[WHAT IS ASKED]: The material below should be written out in full and exactly; pictures stay out of the copy.

— Begin INFORMATION SUPPLIED —

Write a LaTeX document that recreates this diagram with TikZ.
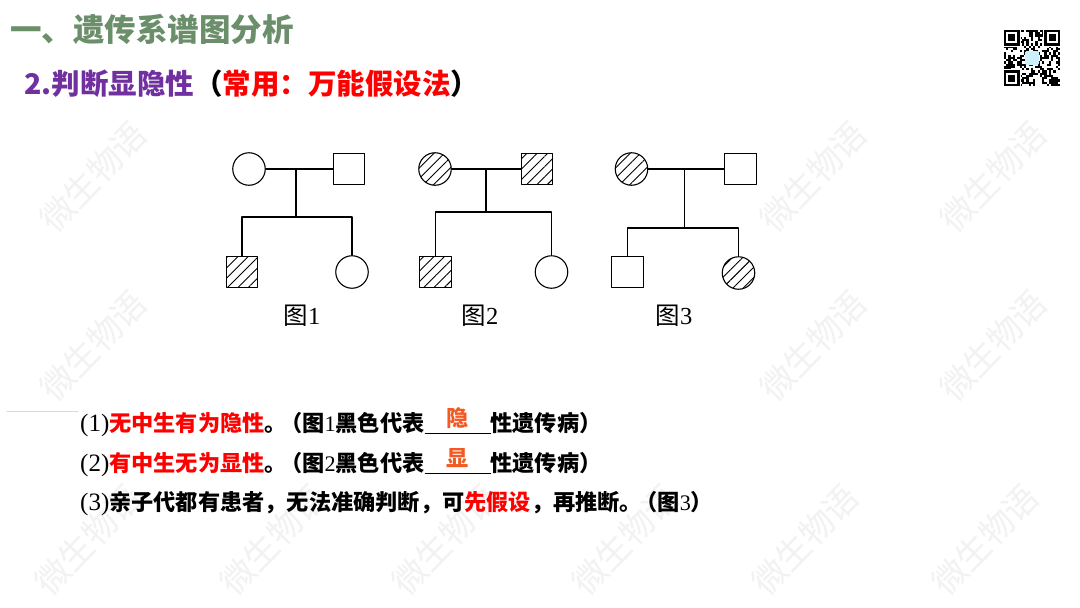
\documentclass[tikz,border=0pt]{standalone}
\usepackage{fontspec}
\setmainfont{Liberation Serif}
\newfontfamily\cjk{Noto Sans CJK SC}
\usetikzlibrary{patterns.meta}
\definecolor{titlegreen}{RGB}{106,143,106}
\definecolor{headpurple}{RGB}{112,48,160}
\definecolor{keyred}{RGB}{255,0,0}
\definecolor{fillorange}{RGB}{243,90,35}
\newcommand\plainnum[1]{{\rmfamily\mdseries #1}}
\newcommand\rowno[1]{{\rmfamily\mdseries\fontsize{25}{26}\selectfont #1}}
\newcommand\fillblank[1]{\rlap{\rule[-2.5pt]{66pt}{0.9pt}}\makebox[66pt]{\raisebox{5pt}{\textcolor{fillorange}{#1}}}}
\newcommand\qrfinder[2]{\fill[white] (#1-1,#2-1) rectangle ++(17.9,17.9);
  \fill (#1,#2) rectangle ++(15.68,15.68);
  \fill[white] (#1+2.24,#2+2.24) rectangle ++(11.2,11.2);
  \fill (#1+4.48,#2+4.48) rectangle ++(6.72,6.72);}
\begin{document}
\begin{tikzpicture}[x=1pt,y=-1pt,line join=round,line cap=round,
	female/.style={circle,draw,line width=1.1pt,minimum size=32.5pt,inner sep=0pt},
	male/.style={rectangle,draw,line width=1.1pt,minimum size=31.5pt,inner sep=0pt},
	ill/.style={pattern={Lines[angle=45,distance=7.3pt,line width=0.9pt]}},
	link/.style={line width=1.1pt},
	figlabel/.style={font=\cjk\fontsize{24.5}{26}\selectfont},
	rowtext/.style={anchor=west,inner sep=0pt,font=\cjk\bfseries\fontsize{22.2}{26}\selectfont},
	wmark/.style={rotate=46,text=black!5,font=\cjk\fontsize{34}{36}\selectfont}]
	\fill[white] (0,0) rectangle (1080,608);
	\useasboundingbox (0,0) rectangle (1080,608);
	\node[wmark] (wm1) at (93,177) {微生物语};
	\node[wmark] (wm2) at (813,177) {微生物语};
	\node[wmark] (wm3) at (993,177) {微生物语};
	\node[wmark] (wm4) at (93,346) {微生物语};
	\node[wmark] (wm5) at (813,346) {微生物语};
	\node[wmark] (wm6) at (993,346) {微生物语};
	\foreach \wx in {88,273,445,625,805,985}{
		\node[wmark] (wm-\wx) at (\wx,540) {微生物语};}
	\draw[black!15,line width=0.6pt] (7,411) -- (78,411);
	\node[anchor=west,inner sep=0pt,text=titlegreen,font=\cjk\bfseries\fontsize{31.5}{34}\selectfont] (title) at (10,29) {一、遗传系谱图分析};
	\node[anchor=west,inner sep=0pt,font=\cjk\bfseries\fontsize{28.5}{30}\selectfont] (sub) at (24,84) {\textcolor{headpurple}{2.判断显隐性}（\textcolor{keyred}{常用：万能假设法}）};
	\pgfmathsetseed{2024}
	\foreach \qi in {0,...,24}{\foreach \qj in {0,...,24}{
		\pgfmathtruncatemacro\qbit{rnd>0.5?1:0}
		\ifnum\qbit=1 \fill (1004+\qi*2.24,30+\qj*2.24) rectangle ++(2.24,2.24);\fi}}
	\qrfinder{1004}{30}
	\qrfinder{1044.32}{30}
	\qrfinder{1004}{70.32}
	\fill[cyan!20,rounded corners=2pt] (1025,51) rectangle (1039,65);
	\node[female] (f1) at (249,169) {};
	\node[male] (m1) at (349,169) {};
	\node[male,ill] (s1) at (242,272) {};
	\node[female] (d1) at (352,272) {};
	\coordinate (c1) at (296,217);
	\draw[link] (f1) -- (m1) (c1 |- f1) -- (c1) (s1.north) |- (c1) -| (d1.north);
	\node[figlabel] (t1) at (302,316) {图\plainnum{1}};
	\node[female,ill] (f2) at (435,169) {};
	\node[male,ill] (m2) at (537,169) {};
	\node[male,ill] (s2) at (435.5,272) {};
	\node[female] (d2) at (551.5,272) {};
	\coordinate (c2) at (486,212);
	\draw[link] (f2) -- (m2) (c2 |- f2) -- (c2) (s2.north) |- (c2) -| (d2.north);
	\node[figlabel] (t2) at (480,316) {图\plainnum{2}};
	\node[female,ill] (f3) at (631.5,169) {};
	\node[male] (m3) at (740.5,169) {};
	\node[male] (s3) at (627.5,272) {};
	\node[female,ill] (d3) at (738.5,273) {};
	\coordinate (c3) at (684.5,228);
	\draw[link] (f3) -- (m3) (c3 |- f3) -- (c3) (s3.north) |- (c3) -| (d3.north);
	\node[figlabel] (t3) at (674,316) {图\plainnum{3}};
	\node[rowtext] (row1) at (80,422) {\rowno{(1)}\textcolor{keyred}{无中生有为隐性}。\kern-0.3em（图\plainnum{1}黑色代表\fillblank{隐}性遗传病）};
	\node[rowtext] (row2) at (80,463) {\rowno{(2)}\textcolor{keyred}{有中生无为显性}。\kern-0.3em（图\plainnum{2}黑色代表\fillblank{显}性遗传病）};
	\node[rowtext] (row3) at (80,504) {\rowno{(3)}亲子代都有患者，无法准确判断，可\textcolor{keyred}{先假设}，再推断。\kern-0.3em（图\plainnum{3}）};
\end{tikzpicture}
\end{document}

— End INFORMATION SUPPLIED —

[TASK OUTPUT]:
Write a LaTeX document that recreates this diagram with TikZ.
\documentclass[tikz,border=0pt]{standalone}
\usepackage{fontspec}
\setmainfont{Liberation Serif}
\newfontfamily\cjk{Noto Sans CJK SC}
\usetikzlibrary{patterns.meta}
\definecolor{titlegreen}{RGB}{106,143,106}
\definecolor{headpurple}{RGB}{112,48,160}
\definecolor{keyred}{RGB}{255,0,0}
\definecolor{fillorange}{RGB}{243,90,35}
\newcommand\plainnum[1]{{\rmfamily\mdseries #1}}
\newcommand\rowno[1]{{\rmfamily\mdseries\fontsize{25}{26}\selectfont #1}}
\newcommand\fillblank[1]{\rlap{\rule[-2.5pt]{66pt}{0.9pt}}\makebox[66pt]{\raisebox{5pt}{\textcolor{fillorange}{#1}}}}
\newcommand\qrfinder[2]{\fill[white] (#1-1,#2-1) rectangle ++(17.9,17.9);
  \fill (#1,#2) rectangle ++(15.68,15.68);
  \fill[white] (#1+2.24,#2+2.24) rectangle ++(11.2,11.2);
  \fill (#1+4.48,#2+4.48) rectangle ++(6.72,6.72);}
\begin{document}
\begin{tikzpicture}[x=1pt,y=-1pt,line join=round,line cap=round,
	female/.style={circle,draw,line width=1.1pt,minimum size=32.5pt,inner sep=0pt},
	male/.style={rectangle,draw,line width=1.1pt,minimum size=31.5pt,inner sep=0pt},
	ill/.style={pattern={Lines[angle=45,distance=7.3pt,line width=0.9pt]}},
	link/.style={line width=1.1pt},
	figlabel/.style={font=\cjk\fontsize{24.5}{26}\selectfont},
	rowtext/.style={anchor=west,inner sep=0pt,font=\cjk\bfseries\fontsize{22.2}{26}\selectfont},
	wmark/.style={rotate=46,text=black!5,font=\cjk\fontsize{34}{36}\selectfont}]
	\fill[white] (0,0) rectangle (1080,608);
	\useasboundingbox (0,0) rectangle (1080,608);
	\node[wmark] (wm1) at (93,177) {微生物语};
	\node[wmark] (wm2) at (813,177) {微生物语};
	\node[wmark] (wm3) at (993,177) {微生物语};
	\node[wmark] (wm4) at (93,346) {微生物语};
	\node[wmark] (wm5) at (813,346) {微生物语};
	\node[wmark] (wm6) at (993,346) {微生物语};
	\foreach \wx in {88,273,445,625,805,985}{
		\node[wmark] (wm-\wx) at (\wx,540) {微生物语};}
	\draw[black!15,line width=0.6pt] (7,411) -- (78,411);
	\node[anchor=west,inner sep=0pt,text=titlegreen,font=\cjk\bfseries\fontsize{31.5}{34}\selectfont] (title) at (10,29) {一、遗传系谱图分析};
	\node[anchor=west,inner sep=0pt,font=\cjk\bfseries\fontsize{28.5}{30}\selectfont] (sub) at (24,84) {\textcolor{headpurple}{2.判断显隐性}（\textcolor{keyred}{常用：万能假设法}）};
	\pgfmathsetseed{2024}
	\foreach \qi in {0,...,24}{\foreach \qj in {0,...,24}{
		\pgfmathtruncatemacro\qbit{rnd>0.5?1:0}
		\ifnum\qbit=1 \fill (1004+\qi*2.24,30+\qj*2.24) rectangle ++(2.24,2.24);\fi}}
	\qrfinder{1004}{30}
	\qrfinder{1044.32}{30}
	\qrfinder{1004}{70.32}
	\fill[cyan!20,rounded corners=2pt] (1025,51) rectangle (1039,65);
	\node[female] (f1) at (249,169) {};
	\node[male] (m1) at (349,169) {};
	\node[male,ill] (s1) at (242,272) {};
	\node[female] (d1) at (352,272) {};
	\coordinate (c1) at (296,217);
	\draw[link] (f1) -- (m1) (c1 |- f1) -- (c1) (s1.north) |- (c1) -| (d1.north);
	\node[figlabel] (t1) at (302,316) {图\plainnum{1}};
	\node[female,ill] (f2) at (435,169) {};
	\node[male,ill] (m2) at (537,169) {};
	\node[male,ill] (s2) at (435.5,272) {};
	\node[female] (d2) at (551.5,272) {};
	\coordinate (c2) at (486,212);
	\draw[link] (f2) -- (m2) (c2 |- f2) -- (c2) (s2.north) |- (c2) -| (d2.north);
	\node[figlabel] (t2) at (480,316) {图\plainnum{2}};
	\node[female,ill] (f3) at (631.5,169) {};
	\node[male] (m3) at (740.5,169) {};
	\node[male] (s3) at (627.5,272) {};
	\node[female,ill] (d3) at (738.5,273) {};
	\coordinate (c3) at (684.5,228);
	\draw[link] (f3) -- (m3) (c3 |- f3) -- (c3) (s3.north) |- (c3) -| (d3.north);
	\node[figlabel] (t3) at (674,316) {图\plainnum{3}};
	\node[rowtext] (row1) at (80,422) {\rowno{(1)}\textcolor{keyred}{无中生有为隐性}。\kern-0.3em（图\plainnum{1}黑色代表\fillblank{隐}性遗传病）};
	\node[rowtext] (row2) at (80,463) {\rowno{(2)}\textcolor{keyred}{有中生无为显性}。\kern-0.3em（图\plainnum{2}黑色代表\fillblank{显}性遗传病）};
	\node[rowtext] (row3) at (80,504) {\rowno{(3)}亲子代都有患者，无法准确判断，可\textcolor{keyred}{先假设}，再推断。\kern-0.3em（图\plainnum{3}）};
\end{tikzpicture}
\end{document}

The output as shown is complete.